*What is asked*
Go through the lines below and copy each one that holds the string "this".
──────────────────────────────
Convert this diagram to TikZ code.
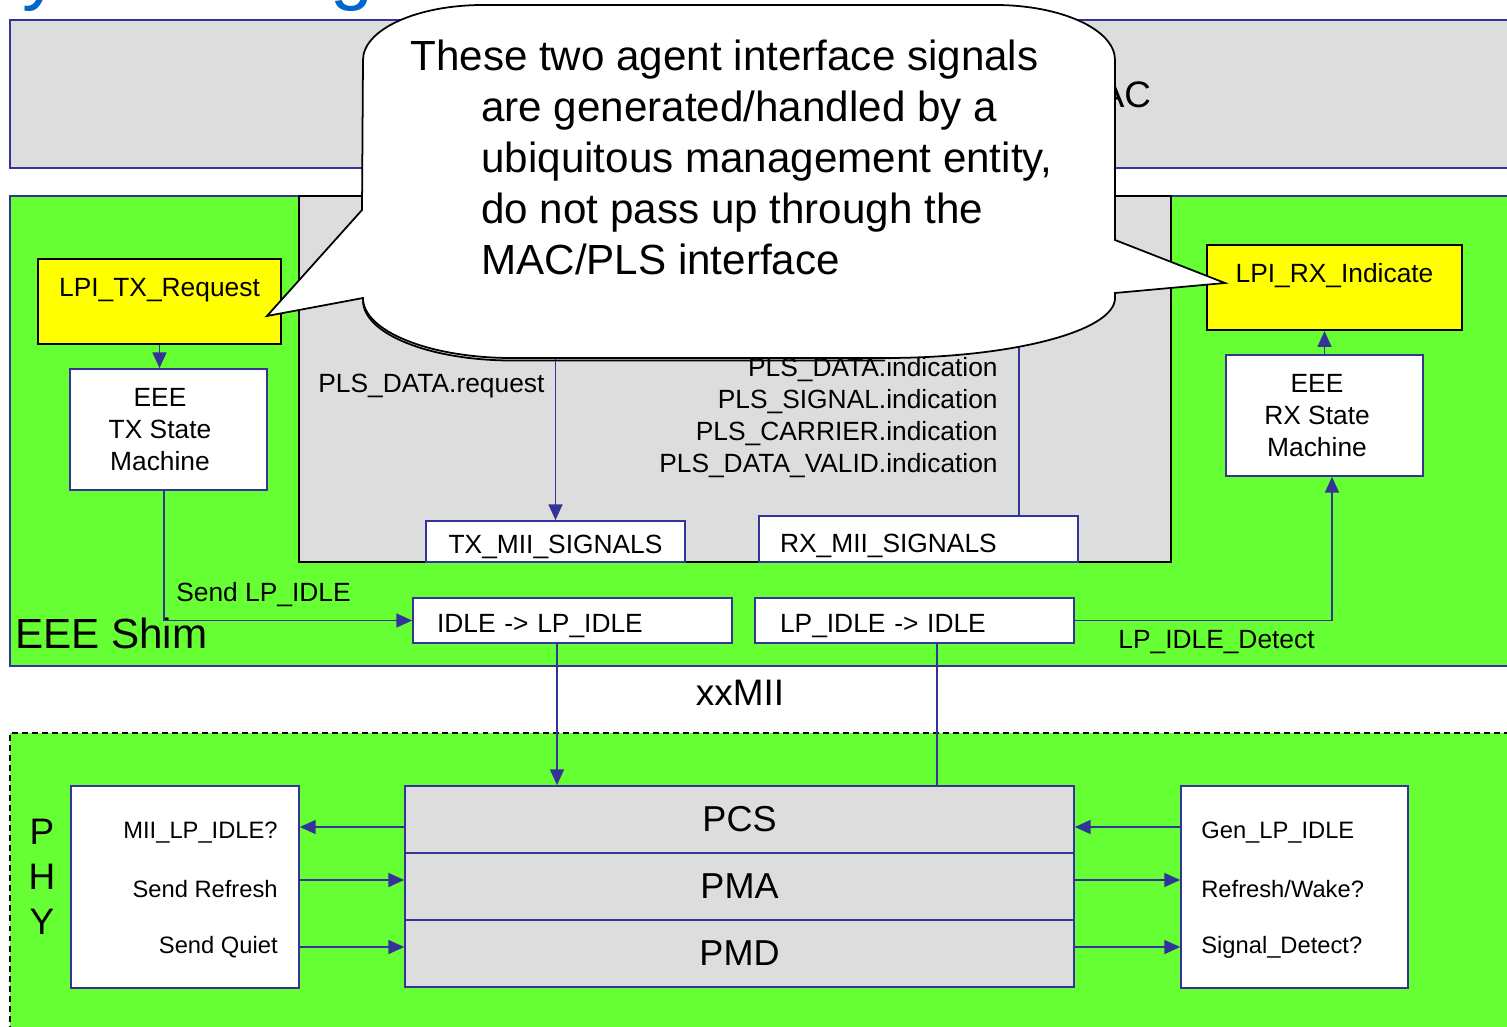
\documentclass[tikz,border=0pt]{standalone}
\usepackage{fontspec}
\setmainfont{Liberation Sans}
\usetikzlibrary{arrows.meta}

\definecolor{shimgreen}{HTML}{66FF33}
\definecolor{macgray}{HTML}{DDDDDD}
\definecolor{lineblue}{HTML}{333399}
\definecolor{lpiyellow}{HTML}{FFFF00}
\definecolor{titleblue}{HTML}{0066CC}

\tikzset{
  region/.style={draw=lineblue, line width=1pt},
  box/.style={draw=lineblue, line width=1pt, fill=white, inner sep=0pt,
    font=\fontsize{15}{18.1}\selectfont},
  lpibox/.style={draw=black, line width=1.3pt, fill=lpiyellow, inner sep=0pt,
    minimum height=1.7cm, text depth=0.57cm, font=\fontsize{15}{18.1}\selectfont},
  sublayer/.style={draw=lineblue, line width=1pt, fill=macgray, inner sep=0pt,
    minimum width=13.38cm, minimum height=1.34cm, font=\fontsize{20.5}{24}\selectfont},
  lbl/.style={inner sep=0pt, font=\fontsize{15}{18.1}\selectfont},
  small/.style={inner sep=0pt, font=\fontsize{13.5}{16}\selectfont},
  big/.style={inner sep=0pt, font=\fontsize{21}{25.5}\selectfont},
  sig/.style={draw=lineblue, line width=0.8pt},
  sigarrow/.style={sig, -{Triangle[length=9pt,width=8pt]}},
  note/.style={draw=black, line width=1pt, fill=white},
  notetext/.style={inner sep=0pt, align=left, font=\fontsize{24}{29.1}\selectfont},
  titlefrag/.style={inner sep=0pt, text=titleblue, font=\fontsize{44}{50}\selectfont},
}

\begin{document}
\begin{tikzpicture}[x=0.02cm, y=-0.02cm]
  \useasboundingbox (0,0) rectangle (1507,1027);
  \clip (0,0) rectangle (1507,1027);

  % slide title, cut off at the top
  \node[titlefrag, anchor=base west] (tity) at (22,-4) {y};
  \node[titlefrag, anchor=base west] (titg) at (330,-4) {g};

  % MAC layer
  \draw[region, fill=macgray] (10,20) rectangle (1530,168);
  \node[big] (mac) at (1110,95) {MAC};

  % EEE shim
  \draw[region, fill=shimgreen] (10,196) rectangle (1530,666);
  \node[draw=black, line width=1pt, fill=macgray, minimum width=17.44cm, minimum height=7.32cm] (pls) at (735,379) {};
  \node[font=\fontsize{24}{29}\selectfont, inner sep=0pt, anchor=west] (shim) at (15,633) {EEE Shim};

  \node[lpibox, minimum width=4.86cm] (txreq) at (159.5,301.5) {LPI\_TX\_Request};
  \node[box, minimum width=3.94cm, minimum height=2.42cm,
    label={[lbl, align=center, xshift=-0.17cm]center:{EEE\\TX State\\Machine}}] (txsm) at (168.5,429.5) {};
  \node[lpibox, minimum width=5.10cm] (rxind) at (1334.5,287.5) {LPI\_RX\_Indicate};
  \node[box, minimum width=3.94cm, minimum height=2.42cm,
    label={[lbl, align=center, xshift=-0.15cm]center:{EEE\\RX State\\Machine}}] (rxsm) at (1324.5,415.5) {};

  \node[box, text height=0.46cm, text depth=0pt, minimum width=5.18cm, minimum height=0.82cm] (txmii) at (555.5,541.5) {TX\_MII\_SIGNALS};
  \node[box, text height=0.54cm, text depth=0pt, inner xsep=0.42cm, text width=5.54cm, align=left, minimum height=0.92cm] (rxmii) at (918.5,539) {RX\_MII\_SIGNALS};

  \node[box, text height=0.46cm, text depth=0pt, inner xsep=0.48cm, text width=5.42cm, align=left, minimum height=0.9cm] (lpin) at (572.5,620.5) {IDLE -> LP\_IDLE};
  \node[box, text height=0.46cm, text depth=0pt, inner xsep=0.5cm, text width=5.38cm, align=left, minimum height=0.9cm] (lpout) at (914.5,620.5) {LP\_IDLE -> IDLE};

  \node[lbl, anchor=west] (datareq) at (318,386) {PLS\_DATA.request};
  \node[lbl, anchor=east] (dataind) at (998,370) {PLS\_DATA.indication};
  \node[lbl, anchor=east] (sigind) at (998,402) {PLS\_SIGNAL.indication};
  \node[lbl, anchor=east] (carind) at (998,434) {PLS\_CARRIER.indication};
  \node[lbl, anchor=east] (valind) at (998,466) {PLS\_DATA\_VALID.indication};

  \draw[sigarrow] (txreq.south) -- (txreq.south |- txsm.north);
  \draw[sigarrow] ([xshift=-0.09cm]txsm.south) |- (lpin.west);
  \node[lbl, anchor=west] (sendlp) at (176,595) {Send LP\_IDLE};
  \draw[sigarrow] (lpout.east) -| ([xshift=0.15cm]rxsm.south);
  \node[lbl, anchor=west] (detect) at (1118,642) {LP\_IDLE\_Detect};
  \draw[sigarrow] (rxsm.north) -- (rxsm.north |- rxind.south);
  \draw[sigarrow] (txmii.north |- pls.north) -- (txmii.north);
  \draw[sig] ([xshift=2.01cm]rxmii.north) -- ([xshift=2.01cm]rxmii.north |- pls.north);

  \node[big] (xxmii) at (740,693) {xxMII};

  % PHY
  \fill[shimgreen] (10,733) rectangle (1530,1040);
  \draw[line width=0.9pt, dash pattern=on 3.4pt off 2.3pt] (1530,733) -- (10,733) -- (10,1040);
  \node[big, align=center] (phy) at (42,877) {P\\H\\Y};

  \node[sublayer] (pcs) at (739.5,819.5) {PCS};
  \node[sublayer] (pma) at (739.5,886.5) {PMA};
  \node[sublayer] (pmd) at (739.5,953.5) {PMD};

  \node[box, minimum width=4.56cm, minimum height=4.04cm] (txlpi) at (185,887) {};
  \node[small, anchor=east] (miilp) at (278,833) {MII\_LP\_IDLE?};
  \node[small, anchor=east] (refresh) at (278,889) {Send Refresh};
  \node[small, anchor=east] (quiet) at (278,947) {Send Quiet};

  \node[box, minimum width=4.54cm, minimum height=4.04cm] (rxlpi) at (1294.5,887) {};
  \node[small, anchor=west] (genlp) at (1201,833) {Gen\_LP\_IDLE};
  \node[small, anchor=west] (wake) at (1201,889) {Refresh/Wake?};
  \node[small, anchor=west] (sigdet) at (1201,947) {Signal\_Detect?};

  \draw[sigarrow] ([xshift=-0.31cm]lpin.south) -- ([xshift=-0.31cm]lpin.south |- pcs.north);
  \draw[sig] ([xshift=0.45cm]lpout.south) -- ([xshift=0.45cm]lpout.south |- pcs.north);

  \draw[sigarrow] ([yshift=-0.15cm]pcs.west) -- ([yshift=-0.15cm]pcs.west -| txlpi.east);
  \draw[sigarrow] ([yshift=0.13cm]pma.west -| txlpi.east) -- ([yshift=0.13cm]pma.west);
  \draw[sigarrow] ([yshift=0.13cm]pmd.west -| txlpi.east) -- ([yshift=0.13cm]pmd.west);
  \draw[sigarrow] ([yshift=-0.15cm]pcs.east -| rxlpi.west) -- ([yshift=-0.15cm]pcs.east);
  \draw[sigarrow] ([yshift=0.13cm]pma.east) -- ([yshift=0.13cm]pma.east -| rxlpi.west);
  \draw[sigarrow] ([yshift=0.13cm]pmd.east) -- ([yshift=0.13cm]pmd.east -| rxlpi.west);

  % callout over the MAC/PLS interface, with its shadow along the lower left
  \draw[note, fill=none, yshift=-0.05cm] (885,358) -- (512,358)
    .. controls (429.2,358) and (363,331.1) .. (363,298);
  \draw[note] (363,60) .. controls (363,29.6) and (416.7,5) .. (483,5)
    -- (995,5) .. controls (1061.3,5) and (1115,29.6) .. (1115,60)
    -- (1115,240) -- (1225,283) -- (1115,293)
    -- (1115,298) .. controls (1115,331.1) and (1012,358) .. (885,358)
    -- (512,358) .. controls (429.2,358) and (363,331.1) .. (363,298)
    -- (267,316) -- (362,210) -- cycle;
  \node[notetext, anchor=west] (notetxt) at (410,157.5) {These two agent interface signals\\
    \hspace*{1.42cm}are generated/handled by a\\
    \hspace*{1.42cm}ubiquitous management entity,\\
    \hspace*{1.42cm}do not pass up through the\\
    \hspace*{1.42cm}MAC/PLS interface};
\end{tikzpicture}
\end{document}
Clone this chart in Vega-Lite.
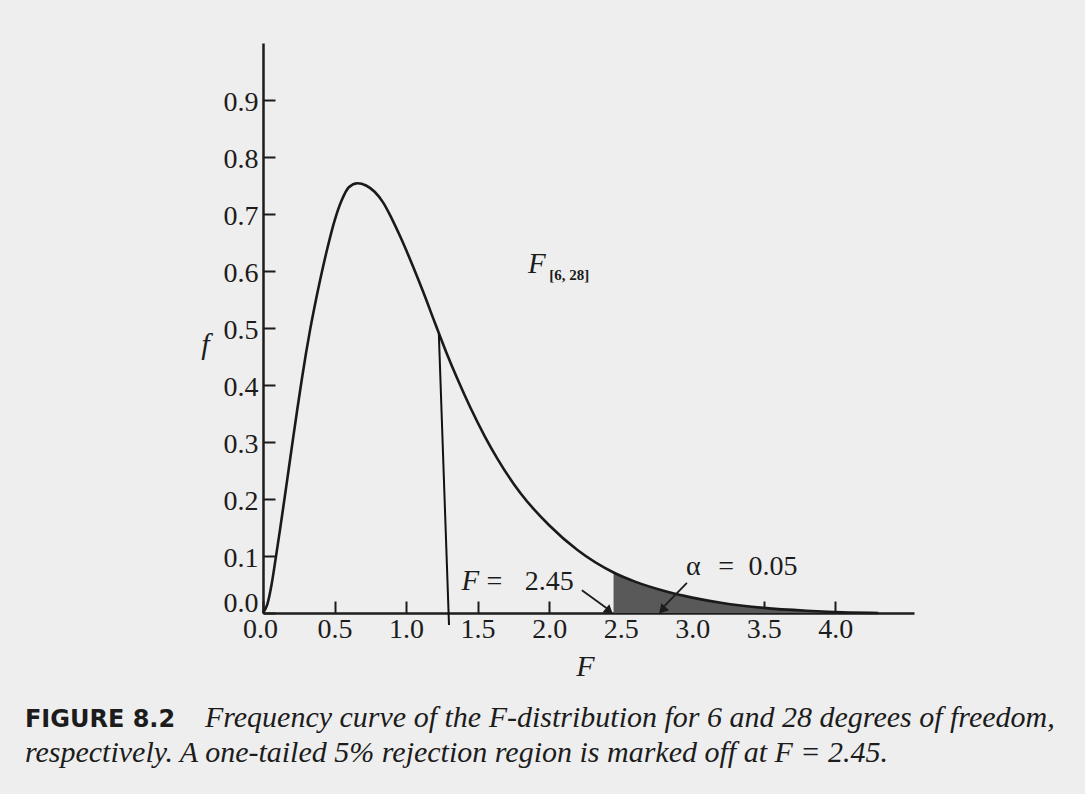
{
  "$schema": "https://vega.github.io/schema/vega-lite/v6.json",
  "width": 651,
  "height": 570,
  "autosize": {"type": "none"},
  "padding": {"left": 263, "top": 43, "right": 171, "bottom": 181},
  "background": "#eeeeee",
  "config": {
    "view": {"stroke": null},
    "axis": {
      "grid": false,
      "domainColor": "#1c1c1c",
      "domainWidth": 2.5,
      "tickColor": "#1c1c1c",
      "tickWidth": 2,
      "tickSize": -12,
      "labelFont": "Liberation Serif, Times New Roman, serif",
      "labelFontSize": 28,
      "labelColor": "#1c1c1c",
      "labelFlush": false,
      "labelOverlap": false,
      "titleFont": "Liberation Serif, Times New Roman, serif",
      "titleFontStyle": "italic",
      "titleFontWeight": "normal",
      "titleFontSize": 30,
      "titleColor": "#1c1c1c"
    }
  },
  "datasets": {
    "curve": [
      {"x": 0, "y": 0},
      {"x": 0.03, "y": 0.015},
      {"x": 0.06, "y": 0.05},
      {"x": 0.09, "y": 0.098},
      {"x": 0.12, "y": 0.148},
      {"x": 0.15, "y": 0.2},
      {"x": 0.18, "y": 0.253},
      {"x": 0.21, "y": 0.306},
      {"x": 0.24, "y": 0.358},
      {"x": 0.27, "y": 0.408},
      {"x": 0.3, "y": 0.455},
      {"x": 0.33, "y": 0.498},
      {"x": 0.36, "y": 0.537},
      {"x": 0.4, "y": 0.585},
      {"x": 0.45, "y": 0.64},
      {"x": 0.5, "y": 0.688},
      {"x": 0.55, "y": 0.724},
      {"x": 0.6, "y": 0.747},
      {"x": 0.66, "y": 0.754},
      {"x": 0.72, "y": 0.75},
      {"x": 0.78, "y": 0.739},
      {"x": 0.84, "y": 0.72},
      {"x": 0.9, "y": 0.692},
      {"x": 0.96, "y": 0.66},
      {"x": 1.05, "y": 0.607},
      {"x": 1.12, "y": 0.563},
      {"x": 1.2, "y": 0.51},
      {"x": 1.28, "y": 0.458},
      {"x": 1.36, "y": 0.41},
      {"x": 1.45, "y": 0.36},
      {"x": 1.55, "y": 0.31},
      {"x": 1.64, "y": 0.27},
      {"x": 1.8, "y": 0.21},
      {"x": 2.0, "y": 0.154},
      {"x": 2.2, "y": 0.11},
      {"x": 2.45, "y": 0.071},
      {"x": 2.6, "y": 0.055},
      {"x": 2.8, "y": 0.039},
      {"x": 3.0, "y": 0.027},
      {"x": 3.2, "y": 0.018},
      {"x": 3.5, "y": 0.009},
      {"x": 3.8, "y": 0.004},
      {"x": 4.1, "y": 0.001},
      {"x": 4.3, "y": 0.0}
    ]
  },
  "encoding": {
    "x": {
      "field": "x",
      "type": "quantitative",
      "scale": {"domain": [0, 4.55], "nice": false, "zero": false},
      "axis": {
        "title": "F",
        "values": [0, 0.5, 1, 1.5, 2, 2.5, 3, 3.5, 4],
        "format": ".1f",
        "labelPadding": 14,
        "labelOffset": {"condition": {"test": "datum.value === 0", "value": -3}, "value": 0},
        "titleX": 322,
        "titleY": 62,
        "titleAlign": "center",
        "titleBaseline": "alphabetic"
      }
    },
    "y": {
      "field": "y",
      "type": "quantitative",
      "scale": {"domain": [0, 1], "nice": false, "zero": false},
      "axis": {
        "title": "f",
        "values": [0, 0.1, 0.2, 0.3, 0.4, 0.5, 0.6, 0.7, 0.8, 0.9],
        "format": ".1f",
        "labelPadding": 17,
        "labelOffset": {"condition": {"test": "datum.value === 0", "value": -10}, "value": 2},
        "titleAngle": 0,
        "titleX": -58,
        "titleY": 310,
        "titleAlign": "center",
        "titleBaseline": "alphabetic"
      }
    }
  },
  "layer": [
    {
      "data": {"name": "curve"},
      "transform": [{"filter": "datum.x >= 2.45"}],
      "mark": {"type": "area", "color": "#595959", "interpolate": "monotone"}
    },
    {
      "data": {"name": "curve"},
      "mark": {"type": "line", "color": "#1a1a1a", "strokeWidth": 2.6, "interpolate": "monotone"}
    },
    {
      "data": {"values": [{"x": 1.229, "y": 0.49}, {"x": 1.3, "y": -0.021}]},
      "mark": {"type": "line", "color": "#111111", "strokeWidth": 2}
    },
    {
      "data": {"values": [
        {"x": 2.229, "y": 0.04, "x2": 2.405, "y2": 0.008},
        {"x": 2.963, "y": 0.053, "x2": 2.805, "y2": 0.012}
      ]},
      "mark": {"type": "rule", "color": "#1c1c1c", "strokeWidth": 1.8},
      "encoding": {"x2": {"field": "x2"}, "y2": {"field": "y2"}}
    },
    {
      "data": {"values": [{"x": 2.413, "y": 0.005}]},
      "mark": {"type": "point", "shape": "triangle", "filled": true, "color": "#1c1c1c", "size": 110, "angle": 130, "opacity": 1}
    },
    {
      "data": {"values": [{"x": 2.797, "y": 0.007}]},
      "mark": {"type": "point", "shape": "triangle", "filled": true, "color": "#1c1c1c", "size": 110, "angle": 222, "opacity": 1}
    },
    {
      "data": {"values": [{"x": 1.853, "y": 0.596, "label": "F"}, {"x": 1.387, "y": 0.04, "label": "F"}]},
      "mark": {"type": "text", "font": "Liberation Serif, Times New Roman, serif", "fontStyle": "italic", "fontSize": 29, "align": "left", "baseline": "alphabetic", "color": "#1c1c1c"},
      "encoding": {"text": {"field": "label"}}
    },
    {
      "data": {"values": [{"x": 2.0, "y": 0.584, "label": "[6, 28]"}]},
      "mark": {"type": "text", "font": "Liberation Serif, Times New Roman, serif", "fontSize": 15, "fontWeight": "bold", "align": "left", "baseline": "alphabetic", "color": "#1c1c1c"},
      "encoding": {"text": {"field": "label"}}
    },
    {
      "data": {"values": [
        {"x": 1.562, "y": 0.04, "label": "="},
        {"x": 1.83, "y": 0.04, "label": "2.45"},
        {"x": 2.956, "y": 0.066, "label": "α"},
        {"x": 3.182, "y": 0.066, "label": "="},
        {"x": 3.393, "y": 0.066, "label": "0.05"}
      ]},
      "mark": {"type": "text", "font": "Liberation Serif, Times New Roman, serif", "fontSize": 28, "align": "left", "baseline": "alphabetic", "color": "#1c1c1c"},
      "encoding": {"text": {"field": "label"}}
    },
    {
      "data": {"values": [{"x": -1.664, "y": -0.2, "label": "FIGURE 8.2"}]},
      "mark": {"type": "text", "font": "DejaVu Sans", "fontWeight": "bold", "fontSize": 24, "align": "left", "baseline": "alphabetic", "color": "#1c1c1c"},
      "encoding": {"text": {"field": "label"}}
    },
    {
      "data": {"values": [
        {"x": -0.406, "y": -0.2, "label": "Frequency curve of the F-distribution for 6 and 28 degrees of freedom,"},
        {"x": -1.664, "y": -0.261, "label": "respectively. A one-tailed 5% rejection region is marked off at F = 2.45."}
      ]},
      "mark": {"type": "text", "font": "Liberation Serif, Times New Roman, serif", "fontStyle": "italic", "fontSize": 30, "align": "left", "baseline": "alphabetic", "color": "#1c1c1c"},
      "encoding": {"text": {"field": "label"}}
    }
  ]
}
──────────────────────────────
*Task answer*
Convert this diagram to TikZ code.
Clone this chart in Vega-Lite.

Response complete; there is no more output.